Life inside Westboro

The book’s opening chapters are a portrait of a family in total ideological lockstep. Phelps-Roper describes a home built around daily scripture study, weekly pickets, and the unselfconscious conviction that her family alone had understood God’s wrath correctly. Her mother Shirley, the church’s de facto public face, drilled the theology into the children with the same seriousness a secular family might bring to schoolwork.

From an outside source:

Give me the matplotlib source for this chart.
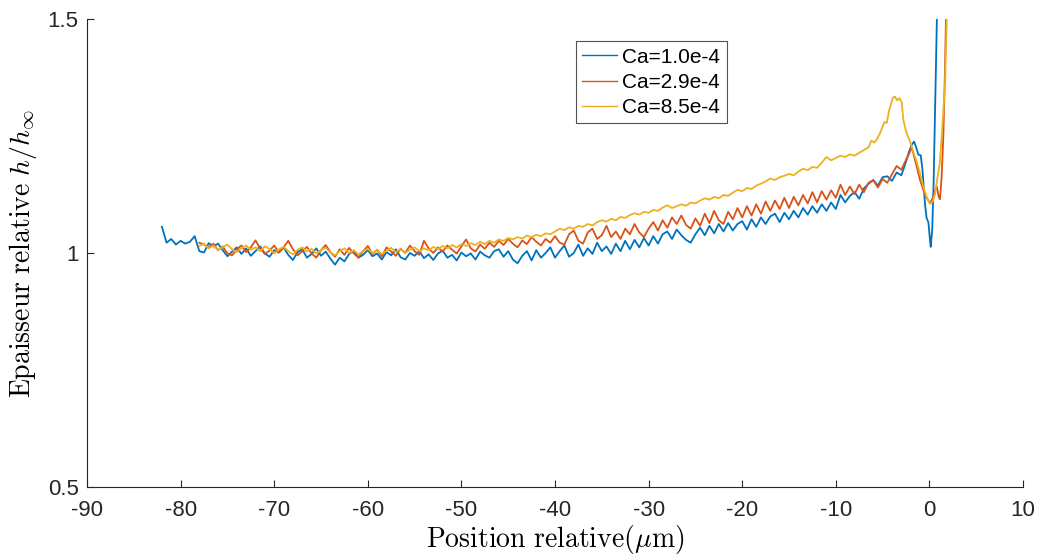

She is careful not to caricature. The Phelps family was loving, tightly bonded, and intellectually ferocious in a way that shaped her capacity to eventually reason her way out. The book takes seriously the fact that abusive belief systems persist partly because they co-exist with real affection and real community — which is one reason leaving is more often slow than sudden. Her account echoes other deconversion stories in which the hardest part of leaving is not the theology but the people it cost.

Twitter as the argument

In 2009 Phelps-Roper began running the church’s Twitter account. The early interactions went as expected: insults on both sides, volume substituting for thought. But a few interlocutors, notably the Jewish blogger David Abitbol and a man she calls C.G. — now her husband — kept talking. They pointed out contradictions. They asked about verses the church had explained away. They refused to become the villains she had been taught to expect.

The book documents, carefully, how these exchanges began to reshape her reading of her own scripture. She would type a defense of the church’s position, stop, and find that it would not quite assemble. The doubt did not arrive as a lightning bolt. It accumulated in the gaps between the arguments she was expected to make and the ones her own reading actually supported.

Leaving, and the aftermath

The church’s internal politics — a shift in governance, a reaction against women speaking, a sense that her grandfather was being treated badly by his own institution — pushed her decision into the present tense. She and her younger sister Grace left together in November 2012. The book’s later chapters are about the practical work of rebuilding a self outside the total institution that had defined her: finding work, choosing what to eat, deciding what to wear, unlearning the reflex to picket, and processing the knowledge that her parents believed she was going to hell.

The book is unusually good on the texture of religious trauma— not the lurid kind but the slower damage of having lived inside a worldview that made ordinary life legible only through scripture. For anyone who has left a high-control faith, the specifics will sound familiar even when the denomination is wildly different.

Reception

Unfollow was widely praised in reviews, shortlisted for several literary prizes, and has been adopted in classes on extremism, cult recovery, and persuasion. Phelps-Roper has since built a second public career: she hosts podcasts, writes on free expression, and has been involved in efforts to help other people leave extremist movements. Her companion TED talk, I grew up in the Westboro Baptist Church. Here’s why I left, has been viewed tens of millions of times and condenses the argument of the book into twelve minutes.

Criticisms

Some readers have objected that the memoir is gentler on her family than the record warrants — that treating Westboro as a cautionary tale about rigid belief understates the real harm the church did to the families whose funerals it picketed. Others argue the prescription is too optimistic: most extremists never meet their David Abitbol, and most online dialogue does not produce deconversions.

Phelps-Roper is largely open about these limits. The book does not claim that kindness cures every fanatic; it claims that contempt does not, and that the alternative is worth trying. Given how much of contemporary public argument operates on the opposite assumption, the point is not trivial.

Why it matters

Unfollow is one of the few books about leaving a religionthat is also a book about how belief is changed at all. Its portrait of the years between the first crack and the final decision is specific, honest, and useful to anyone thinking about how people come to hold dangerous ideas — and, more rarely, come to let them go. For readers interested in leaving evangelicalism or any high-conviction faith, it is among the best firsthand accounts available.